Problem: Who’s going to make the tea round?
Easy Solution: Press-gang someone into doing it
Geek Solution: Web-based ordering of drinks, LED display in the kitchen showing the round required, online voting afterwards to see how well it was made!

Confessions:
Having described the above solution which is in use at his work (!), he asked us all if we would like to confess our most ludicrous over-engineered solutions. Some of the best were as follows:

  • Meri - private IRC channel to decide the flavour of your pizza before ordering it - used by people living in the same house
  • John - set up a telly, Freeview box and video transmitter in one room and a reciever in the other room - when they could have run a cable through the wall!
  • Brave Geek: had written 112K JavaScript file to write a whole web page on the fly, built in the days of Netscape 3 and IE3! He got a round of applause for that one!

Pitch An Idea
The final part was for the audience to come up with a solution to the perennial problem of putting the loo seat up or down in the bathroom. Many outrageous examples were put forward, which ranged from having a finger-print recognition pad on the loo door, so the loo “knew” who was about to sit down, to weight/position sensitive pads just in front of the loo, so it knew if gents were standing or sitting down! All great fun.

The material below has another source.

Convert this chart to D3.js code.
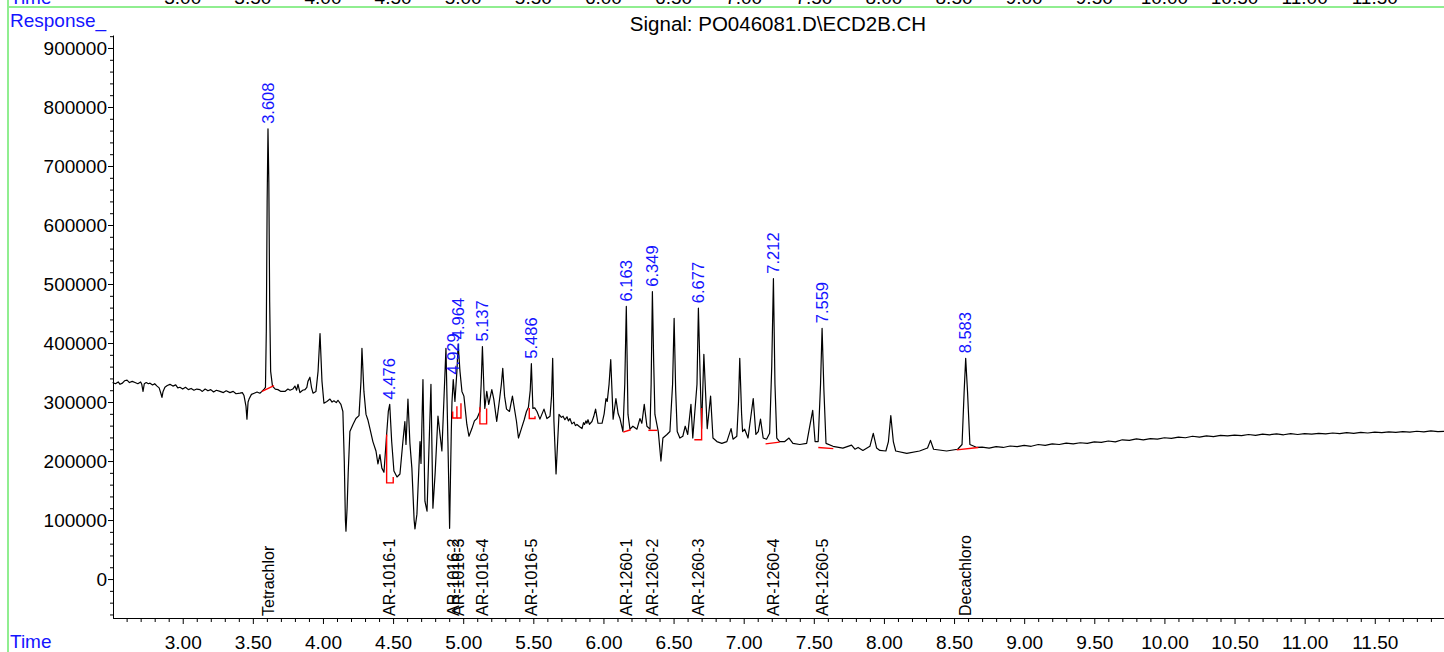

Andy Budd on The User Experience
Andy started by talking about the early desktop interface, when abstracting the interface made it easier for “non-tech” users. At the time, it was revolutionary. Similarly, Joe Bloggs doesn’t want to learn Unix to use their iPods. People DON’T read the manual. No wonder we say RTFM so often.

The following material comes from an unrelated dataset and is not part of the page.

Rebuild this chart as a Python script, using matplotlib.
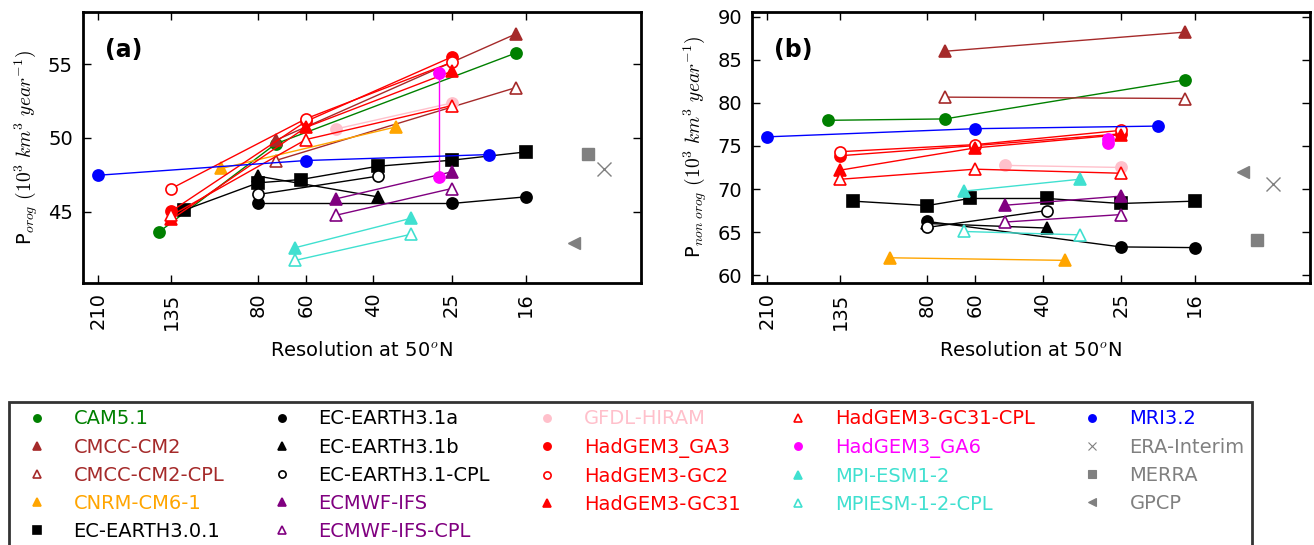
import matplotlib
matplotlib.use("Agg")
import matplotlib.pyplot as plt
from matplotlib.lines import Line2D
from matplotlib.ticker import FixedLocator, FixedFormatter, NullLocator

plt.rcParams["mathtext.fontset"] = "cm"
plt.rcParams["font.family"] = ["DejaVu Sans"]

# model names, in legend order
models = ["CAM5.1", "CMCC-CM2", "CMCC-CM2-CPL", "CNRM-CM6-1", "EC-EARTH3.0.1",
          "EC-EARTH3.1a", "EC-EARTH3.1b", "EC-EARTH3.1-CPL", "ECMWF-IFS",
          "ECMWF-IFS-CPL", "GFDL-HIRAM", "HadGEM3_GA3", "HadGEM3-GC2",
          "HadGEM3-GC31", "HadGEM3-GC31-CPL", "HadGEM3_GA6", "MPI-ESM1-2",
          "MPIESM-1-2-CPL", "MRI3.2"]
colors = ["green", "brown", "brown", "orange", "black",
          "black", "black", "black", "purple",
          "purple", "pink", "red", "red",
          "red", "red", "magenta", "turquoise",
          "turquoise", "blue"]
markers = ["o", "^", "^", "^", "s",
           "o", "^", "o", "^",
           "^", "o", "o", "o",
           "^", "^", "o", "^",
           "^", "o"]
filled = [True, True, False, True, True,
          True, True, False, True,
          False, True, True, False,
          True, False, True, True,
          False, True]

# resolution at 50N (km) for each model
resolution = [[145, 72, 17], [72, 17], [72, 17], [100, 35],
              [125, 80, 62, 39, 25, 16],
              [80, 25, 16], [80, 39], [80, 39], [50, 25],
              [50, 25], [50, 25], [135, 60, 25], [135, 60, 25],
              [135, 60, 25], [135, 60, 25], [27, 27], [64, 32],
              [64, 32], [210, 60, 20]]

# orographic precipitation (10^3 km^3/year)
p_orog = [[43.65, 49.6, 55.74], [49.84, 57.03], [48.47, 53.4], [47.93, 50.74],
          [45.11, 46.96, 47.18, 48.08, 48.49, 49.05],
          [45.56, 45.56, 46.01], [47.41, 46.01], [46.17, 47.41], [45.88, 47.7],
          [44.77, 46.57], [50.61, 52.36], [45.04, 51.12, 55.47], [46.57, 51.3, 55.11],
          [44.48, 50.72, 54.5], [44.75, 49.89, 52.18], [54.39, 47.36], [42.57, 44.55],
          [41.71, 43.47], [47.47, 48.47, 48.87]]

# non-orographic precipitation (10^3 km^3/year)
p_nonorog = [[77.97, 78.13, 82.66], [85.98, 88.2], [80.66, 80.5], [62.02, 61.72],
             [68.59, 68.08, 68.9, 68.9, 68.32, 68.59],
             [66.24, 63.28, 63.2], [66.0, 65.47], [65.54, 67.5], [68.12, 69.17],
             [66.17, 67.03], [72.74, 72.5], [73.86, 75.04, 76.4], [74.33, 75.15, 76.8],
             [72.19, 74.77, 76.3], [71.13, 72.3, 71.83], [75.8, 75.35], [69.76, 71.13],
             [65.07, 64.68], [76.05, 77.0, 77.3]]

# observations (plotted off to the right)
obs_names = ["ERA-Interim", "MERRA", "GPCP"]
obs_markers = ["x", "s", "<"]
obs_x = [10, 11, 12]
obs_orog = [47.9, 48.92, 42.9]
obs_nonorog = [70.55, 64.1, 72.03]

xticks = [210, 135, 80, 60, 40, 25, 16]

fig = plt.figure(figsize=(13.14, 5.45), dpi=100)
ax_a = fig.add_axes([0.0629, 0.4813, 0.4249, 0.4961])
ax_b = fig.add_axes([0.5721, 0.4813, 0.4249, 0.4961])


def draw(ax, values, obs_vals, ylabel, label, ylim, yticks):
    for i in range(len(models)):
        face = colors[i] if filled[i] else "white"
        ax.plot(resolution[i], values[i], color=colors[i], lw=1,
                marker=markers[i], ms=8, mfc=face, mec=colors[i], mew=1.2)
    for j in range(len(obs_names)):
        ms = 10 if obs_markers[j] == "x" else 8
        ax.plot(obs_x[j], obs_vals[j], ls="none", marker=obs_markers[j],
                color="grey", ms=ms, mew=1)
    ax.set_xscale("log")
    ax.set_xlim(230, 8)
    ax.xaxis.set_major_locator(FixedLocator(xticks))
    ax.xaxis.set_major_formatter(FixedFormatter([str(t) for t in xticks]))
    ax.xaxis.set_minor_locator(NullLocator())
    ax.set_ylim(*ylim)
    ax.set_yticks(yticks)
    ax.tick_params(direction="in", top=True, right=True, length=6, width=1,
                   labelsize=14, pad=7)
    for lab in ax.get_xticklabels():
        lab.set_rotation(90)
    for s in ax.spines.values():
        s.set_linewidth(2)
    ax.set_xlabel("Resolution at 50$^o$N", fontsize=14, labelpad=8)
    ax.set_ylabel(ylabel, fontsize=14, labelpad=6)
    ax.text(0.04, 0.86, label, transform=ax.transAxes, fontsize=17,
            fontweight="bold", va="center")


draw(ax_a, p_orog, obs_orog, "P$_{orog}$ $(10^3\\ km^3\\ year^{-1})$", "(a)",
     (40.2, 58.5), [45, 50, 55])
draw(ax_b, p_nonorog, obs_nonorog, "P$_{non\\ orog}$ $(10^3\\ km^3\\ year^{-1})$",
     "(b)", (59.13, 90.5), [60, 65, 70, 75, 80, 85, 90])

handles = []
labels = []
label_colors = []
for i in range(len(models)):
    face = colors[i] if filled[i] else "white"
    handles.append(Line2D([], [], ls="none", marker=markers[i], ms=8,
                          mfc=face, mec=colors[i], mew=1.2))
    labels.append(models[i])
    label_colors.append(colors[i])
for j in range(len(obs_names)):
    ms = 8 if obs_markers[j] == "x" else 8
    handles.append(Line2D([], [], ls="none", marker=obs_markers[j],
                          color="grey", ms=ms, mew=0.8))
    labels.append(obs_names[j])
    label_colors.append("grey")

leg = fig.legend(handles, labels, ncol=5, loc="upper left",
                 bbox_to_anchor=(9.3 / 1314, 1 - 401.7 / 545),
                 borderaxespad=0, fontsize=14, markerscale=0.65,
                 handlelength=2.0, handletextpad=0.9, columnspacing=1.95,
                 labelspacing=0.47, borderpad=0.4, fancybox=False,
                 frameon=True, numpoints=1)
leg.get_frame().set_edgecolor("black")
leg.get_frame().set_linewidth(2)
for t, c in zip(leg.get_texts(), label_colors):
    t.set_color(c)

fig.savefig("out.png", dpi=100)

We learn by experience - programming DVD recorder is very similar to programming the video. So the building blocks are there and users learn the metaphores. It makes it important not to break common interaction habits.

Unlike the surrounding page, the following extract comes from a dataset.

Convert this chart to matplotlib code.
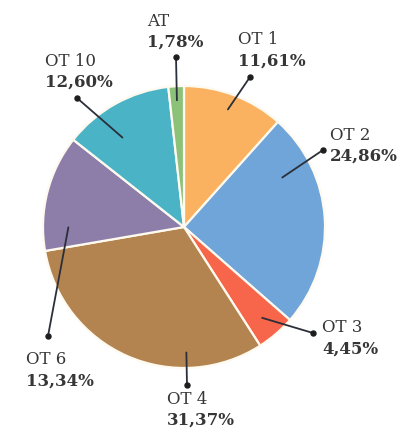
"""Pie chart: share per OT (reference recreation)."""
import numpy as np
import matplotlib
matplotlib.use("Agg")
import matplotlib.pyplot as plt

# data (clockwise from 12 o'clock)
labels = ["OT 1", "OT 2", "OT 3", "OT 4", "OT 6", "OT 10", "AT"]
shares = [11.61, 24.86, 4.45, 31.37, 13.34, 12.60, 1.78]
colors = ["#FBB260", "#70A5D9", "#F7664A", "#B3844F",
          "#8C7EA8", "#4BB3C6", "#8CC17A"]

# layout, in pixels measured from the top-left corner
W, H = 401, 433
CENTER = (184, 227)
RADIUS = 141
# where the leader starts inside each wedge: fraction across the wedge, radius fraction
leader_in = [(0.51, 0.89), (0.76, 0.78), (0.5, 0.85), (0.72, 0.89),
             (0.8, 0.82), (0.62, 0.77), (0.5, 0.9)]
dot_xy = [(250, 77), (323, 150), (313, 333), (187, 385),
          (48, 336), (77, 98), (176, 57)]
text_xy = [(238, 40), (330, 135), (322, 328), (167, 399),
           (26, 360), (45, 61), (147, 21)]
LINE_GAP = 21

TXT = "#363636"
plt.rcParams["font.family"] = ["DejaVu Serif"]

fig = plt.figure(figsize=(W / 100, H / 100), dpi=100)
ax = fig.add_axes([0, 0, 1, 1])

wedges, _ = ax.pie(
    shares, colors=colors, startangle=90, counterclock=False,
    center=(CENTER[0], H - CENTER[1]), radius=RADIUS,
    wedgeprops={"edgecolor": "#fffaf0", "linewidth": 1.6},
)
ax.set_xlim(0, W)
ax.set_ylim(0, H)
ax.set_aspect("equal")
ax.axis("off")

for w, lab, val, (f, rf), (dx, dy), (tx, ty) in zip(
        wedges, labels, shares, leader_in, dot_xy, text_xy):
    ang = np.deg2rad(w.theta1 + f * (w.theta2 - w.theta1))
    cx, cy = w.center
    x0 = cx + rf * w.r * np.cos(ang)
    y0 = cy + rf * w.r * np.sin(ang)
    ax.plot([x0, dx], [y0, H - dy], color="#2b2f3a", lw=1.3,
            solid_capstyle="round", zorder=4)
    ax.plot(dx, H - dy, "o", color="#1e1e1e", ms=3.6, zorder=5)
    ax.text(tx, H - ty, lab, fontsize=12, color=TXT,
            ha="left", va="center")
    ax.text(tx, H - ty - LINE_GAP, f"{val:.2f}".replace(".", ",") + "%",
            fontsize=12, fontweight="bold", color=TXT,
            ha="left", va="center")

fig.savefig("out.png", dpi=100)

Users learn new technology by exploring - you switch it on and start clicking buttons to see what happens! So make buttons look like buttons. And make sure it’s not fragile so that inexperienced users can’t break the system with one click.

Modern life constantly demands our attention. How easy is it to send a text while crossing the road? Rarely do people give your application 100% of their attention. Design it to make things easy, as people are adept at multitasking.

Make error reports blindingly obvious. I
t’s a great place to make the user experience a good one - as soon as something breaks, you want immediate service or fix, or at very least, a human-readable error message. Don’t make users feel stupid when they do something wrong.

[I'm no dunce]

Usability is all about making technology easier to use. Plan user experiences carefully. Create wireframe storyboards - think how filming is never done without paper mockups. Then test it on REAL users. Can be as simple as chatting to coffee shop customers - feed them donuts and buy them a coffee and get their feedback on your site - one day user testing, low budget - anything is better than nothing.

UCD is sometimes confused with Business Centred Design or Marketing Centred Design. You should not have to deal with politics. But we all know how hard that can be. Designing with a focus on business unit function is also horribly bad. Technology Centred Design - designing around our own technical ability - we do it that way because we can - is also a no-no.

Get out and talk to the users - find out what they’re trying to do with your site. Users don’t just want to know what the weather is going to do for the sake of interest, they are more likely to need to know if whether to take an umbrella with them today!

Build up Personas for each broad type of user. Design with these in mind. Very easy isn’t always best - maintain a balance. Sites or games companies know about flow - you lose time when you are interested in something.

Starbucks are masters of the “coffee experience” - which is why we are willing to shell out 3 quid for a cup coffee!

Lastly, he made the point that the iPod would probably fail user testing. People buy into the brand. You might struggle through learning the interface, but you’re willing to learn it because your friends tell you it’s a cool gagdet. So for the right brand, people are willing to take the time to learn new ways of working.